━━━ Data provided

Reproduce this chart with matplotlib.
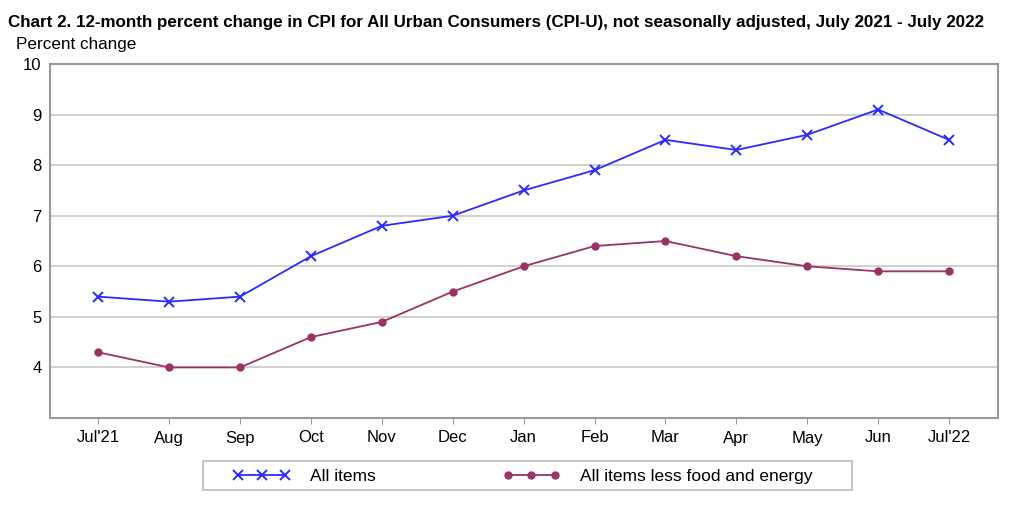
import matplotlib
matplotlib.use("Agg")
import matplotlib.pyplot as plt
from matplotlib.patches import Rectangle

months = ["Jul'21", "Aug", "Sep", "Oct", "Nov", "Dec", "Jan", "Feb", "Mar", "Apr", "May", "Jun", "Jul'22"]
all_items = [5.4, 5.3, 5.4, 6.2, 6.8, 7.0, 7.5, 7.9, 8.5, 8.3, 8.6, 9.1, 8.5]
core = [4.3, 4.0, 4.0, 4.6, 4.9, 5.5, 6.0, 6.4, 6.5, 6.2, 6.0, 5.9, 5.9]
yticks = [4, 5, 6, 7, 8, 9, 10]

plt.rcParams['font.family'] = ['Liberation Sans', 'DejaVu Sans']

fig = plt.figure(figsize=(10.24, 5.07), dpi=100)
ax = fig.add_axes([50/1024, 1-418/507, 948/1024, 354/507])

x = list(range(len(months)))
l1, = ax.plot(x, all_items, color='#2a2aff', lw=1.3, marker='x', ms=7, mew=1.4, label='All items', zorder=3)
l2, = ax.plot(x, core, color='#993366', lw=1.3, marker='o', ms=5, label='All items less food and energy', zorder=3)

ax.set_xlim(-0.68, 12.69)
ax.set_ylim(3, 10)
ax.set_yticks(yticks)
ax.set_yticklabels([str(v) for v in yticks], fontsize=12)
ax.set_xticks(x)
ax.set_xticklabels(months, fontsize=12)
ax.tick_params(axis='y', length=0, pad=6)
ax.tick_params(axis='x', length=4, color='#999999', pad=5)
ax.yaxis.grid(True, color='#c8c8c8', lw=1.2)
ax.set_axisbelow(True)
for s in ax.spines.values():
    s.set_color('#999999')
    s.set_linewidth(1.5)

fig.text(8/1024, 1-23/507, "Chart 2. 12-month percent change in CPI for All Urban Consumers (CPI-U), not seasonally adjusted, July 2021 - July 2022",
         fontsize=12.25, fontweight='bold', va='center', ha='left')
fig.text(16/1024, 1-45/507, "Percent change", fontsize=12.3, va='center', ha='left')

fig.patches.append(Rectangle((203/1024, 1-490/507), 649/1024, 29/507, transform=fig.transFigure,
                             facecolor='white', edgecolor='#bbbbbb', lw=1.2, zorder=0))

leg = fig.legend(handles=[l1, l2], loc='center left', bbox_to_anchor=(233/1024, 1-476/507), ncol=2,
                 fontsize=12.5, numpoints=3, handlelength=3.3, columnspacing=7.3, handletextpad=1.15,
                 frameon=False, borderpad=0, borderaxespad=0)

fig.savefig("out.png", dpi=100)
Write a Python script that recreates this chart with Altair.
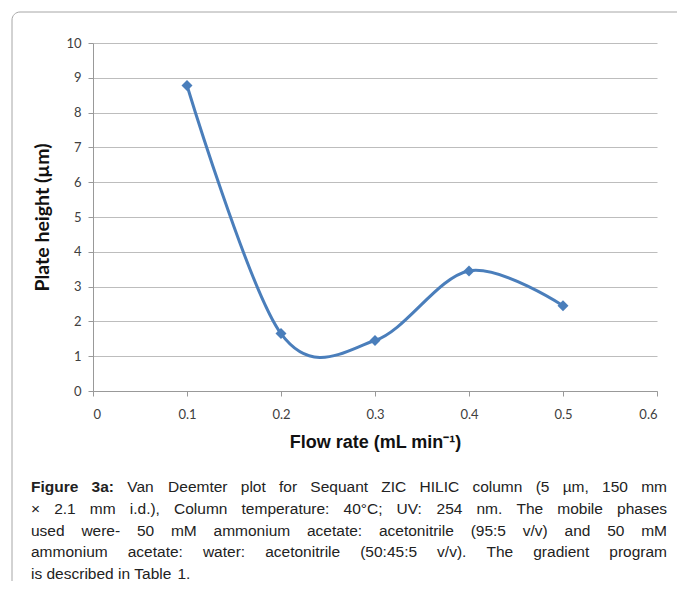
import altair as alt
import pandas as pd

# ---- data ----
flow_rate = [0.1, 0.2, 0.3, 0.4, 0.5]
plate_height = [8.78, 1.65, 1.45, 3.45, 2.45]
x_ticks = [0, 0.1, 0.2, 0.3, 0.4, 0.5, 0.6]
y_ticks = [0, 1, 2, 3, 4, 5, 6, 7, 8, 9, 10]

caption_lines = [
    [("Figure", True), ("3a:", True), ("Van", False), ("Deemter", False), ("plot", False), ("for", False),
     ("Sequant", False), ("ZIC", False), ("HILIC", False), ("column", False), ("(5", False), ("µm,", False),
     ("150", False), ("mm", False)],
    [(w, False) for w in "× 2.1 mm i.d.), Column temperature: 40°C; UV: 254 nm. The mobile phases".split(" ")],
    [(w, False) for w in "used were- 50 mM ammonium acetate: acetonitrile (95:5 v/v) and 50 mM".split(" ")],
    [(w, False) for w in "ammonium acetate: water: acetonitrile (50:45:5 v/v). The gradient program".split(" ")],
    [(w, False) for w in "is described in Table 1.".split(" ")],
]

# ---- layout (svg kept inside 669x573 so the page is not rescaled) ----
W, H = 564, 348
PAD_L, PAD_T = 85, 35
PAD_R = 669 - PAD_L - W
PAD_B = 573 - PAD_T - H
FS = 15.5
CAP_LEFT, CAP_RIGHT = 31 - 93, 667 - 93
BASELINES = [b - 43 for b in [491.5, 513.5, 535.5, 557.0, 578.5]]

REG = {' ': 278, '(': 333, ')': 333, ',': 278, '-': 333, '.': 278, '/': 278, ':': 278, ';': 278,
       'µ': 576, '×': 584, '°': 400}
for d in "0123456789":
    REG[d] = 556
REG.update(dict(A=667, B=667, C=722, D=722, E=667, F=611, G=778, H=722, I=278, J=500, K=667, L=556,
                M=833, N=722, O=778, P=667, Q=778, R=722, S=667, T=611, U=722, V=667, W=944, X=667,
                Y=667, Z=611, a=556, b=556, c=500, d=556, e=556, f=278, g=556, h=556, i=222, j=222,
                k=500, l=222, m=833, n=556, o=556, p=556, q=556, r=333, s=500, t=278, u=556, v=500,
                w=722, x=500, y=500, z=500))
BOLD = dict(REG)
BOLD.update({'F': 611, 'i': 278, 'g': 611, 'u': 611, 'r': 389, 'e': 556, '3': 556, 'a': 556, ':': 333})


def wwidth(word, bold):
    tab = BOLD if bold else REG
    return sum(tab.get(ch, 556) for ch in word) * FS / 1000.0


rows = []
for li, line in enumerate(caption_lines):
    widths = [wwidth(w, b) for w, b in line]
    if li < len(caption_lines) - 1:
        gap = (CAP_RIGHT - CAP_LEFT - sum(widths)) / (len(line) - 1)
    else:
        gap = REG[' '] * FS / 1000.0
    x = CAP_LEFT
    for (w, b), wd in zip(line, widths):
        rows.append({"word": w, "x": x, "y": BASELINES[li], "bold": b})
        x += wd + gap
cap_df = pd.DataFrame(rows)

df = pd.DataFrame({"flow": flow_rate, "h": plate_height})

LINE_COLOR = "#4a7ebb"

x_enc = alt.X("flow:Q", scale=alt.Scale(domain=[0, 0.6], nice=False),
              axis=alt.Axis(values=x_ticks, format=".1~f", title="Flow rate (mL min⁻¹)", grid=False,
                            tickSize=5, labelPadding=12, titlePadding=12, labelOverlap=False,
                            titleFont="Liberation Sans", titleFontSize=18, titleFontWeight="bold",
                            titleColor="#111111"))
y_enc = alt.Y("h:Q", scale=alt.Scale(domain=[0, 10], nice=False),
              axis=alt.Axis(values=y_ticks, title="Plate height (µm)", grid=True,
                            tickSize=5, labelPadding=7, titlePadding=13, labelOverlap=False,
                            titleFont="Lato", titleFontSize=19.5, titleFontWeight="bold",
                            titleColor="#111111"))

line = alt.Chart(df).mark_line(interpolate="cardinal", color=LINE_COLOR, strokeWidth=3).encode(
    x=x_enc, y=y_enc)
pts = alt.Chart(df).mark_point(shape="diamond", filled=True, color=LINE_COLOR, size=120, opacity=1).encode(
    x=x_enc, y=y_enc)

frame = alt.Chart(pd.DataFrame({"a": [0]})).mark_rect(
    filled=False, stroke="#a6a6a6", strokeWidth=1, cornerRadius=8, fill=None
).encode(x=alt.value(12 - 93), x2=alt.value(690 - 93), y=alt.value(12 - 43), y2=alt.value(640))

cap_norm = alt.Chart(cap_df[~cap_df["bold"]]).mark_text(
    align="left", baseline="alphabetic", font="Liberation Sans", fontSize=FS, color="#222222"
).encode(x=alt.X("x:Q", scale=None, axis=None), y=alt.Y("y:Q", scale=None, axis=None), text="word:N")
cap_bold = alt.Chart(cap_df[cap_df["bold"]]).mark_text(
    align="left", baseline="alphabetic", font="Liberation Sans", fontSize=FS, fontWeight="bold",
    color="#222222"
).encode(x=alt.X("x:Q", scale=None, axis=None), y=alt.Y("y:Q", scale=None, axis=None), text="word:N")

chart = alt.layer(frame, line, pts, cap_norm, cap_bold).properties(
    width=W, height=H,
    padding={"left": PAD_L, "top": PAD_T, "right": PAD_R, "bottom": PAD_B},
    autosize=alt.AutoSizeParams(type="none"),
).configure_view(stroke=None).configure_axis(
    labelFont="Lato", labelFontSize=13, labelColor="#404040",
    domainColor="#999999", tickColor="#999999", gridColor="#bdbdbd", gridWidth=1,
)

chart.save("out.html", embed_options={"renderer": "svg", "actions": False})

━━━━━━

Goal: Give again exactly the lines running from the beginning of the material above through the line that contains "and energy', zorder=3)", and leave out every picture.

Response:
Reproduce this chart with matplotlib.
import matplotlib
matplotlib.use("Agg")
import matplotlib.pyplot as plt
from matplotlib.patches import Rectangle

months = ["Jul'21", "Aug", "Sep", "Oct", "Nov", "Dec", "Jan", "Feb", "Mar", "Apr", "May", "Jun", "Jul'22"]
all_items = [5.4, 5.3, 5.4, 6.2, 6.8, 7.0, 7.5, 7.9, 8.5, 8.3, 8.6, 9.1, 8.5]
core = [4.3, 4.0, 4.0, 4.6, 4.9, 5.5, 6.0, 6.4, 6.5, 6.2, 6.0, 5.9, 5.9]
yticks = [4, 5, 6, 7, 8, 9, 10]

plt.rcParams['font.family'] = ['Liberation Sans', 'DejaVu Sans']

fig = plt.figure(figsize=(10.24, 5.07), dpi=100)
ax = fig.add_axes([50/1024, 1-418/507, 948/1024, 354/507])

x = list(range(len(months)))
l1, = ax.plot(x, all_items, color='#2a2aff', lw=1.3, marker='x', ms=7, mew=1.4, label='All items', zorder=3)
l2, = ax.plot(x, core, color='#993366', lw=1.3, marker='o', ms=5, label='All items less food and energy', zorder=3)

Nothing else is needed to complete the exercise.